Religious Sect Members Could Face Charges For Lying

Associated Press December 8, 2003
 

Brunswick -- Members of a religious sect who asked residents for opinions about their jailed leader's molestation case while marching in a city Christmas parade could face charges for lying on an application to participate in the event, a prosecutor says.

United Nuwaubian Nation of Moors members who marched in Saturday's parade told the event organizer when they applied to participate that they were a Mason's group, officials said.

Authorities are considering whether to charge the group members with submitting false information to a government agency, which is a felony, said Brunswick prosecutor Stephen Kelley.

During the parade, Nuwaubians handed out literature and asked spectators about the guilt or innocence of their leader, Malachi York.

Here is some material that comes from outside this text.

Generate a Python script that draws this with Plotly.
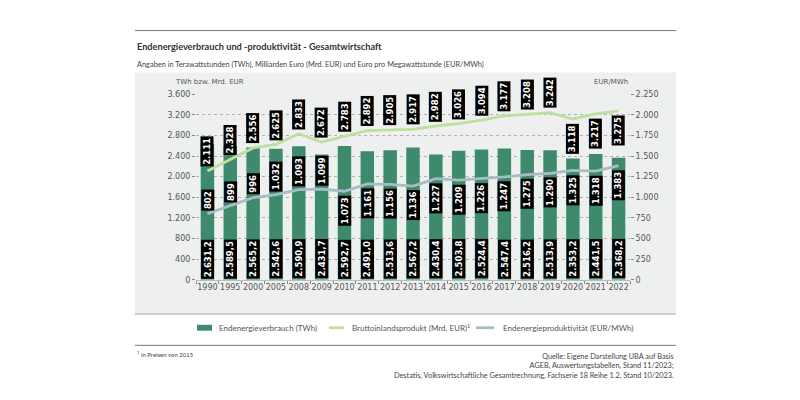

Mayor Brad Brown, who was in the parade, said a document entitled "Medical Records Don't Lie" contained profanity, and in some cases was given to children.

The Nuwaubian delegation in the parade included depictions of the Egyptian pharaoh Rameses, participants wearing bird and cow masks, and a group of mummies carrying parasols.

The United Nuwaubian Nation of Moors is a group started in New York in the early 1970s.

York who has alternately claimed to be Muslim, Christian, Native American and from another planet moved the group to a 476-acre farm in Putnam County in 1993.

York's trial on federal child molestation charges is set for next month in Brunswick. The case was moved from Macon because of pretrial publicity.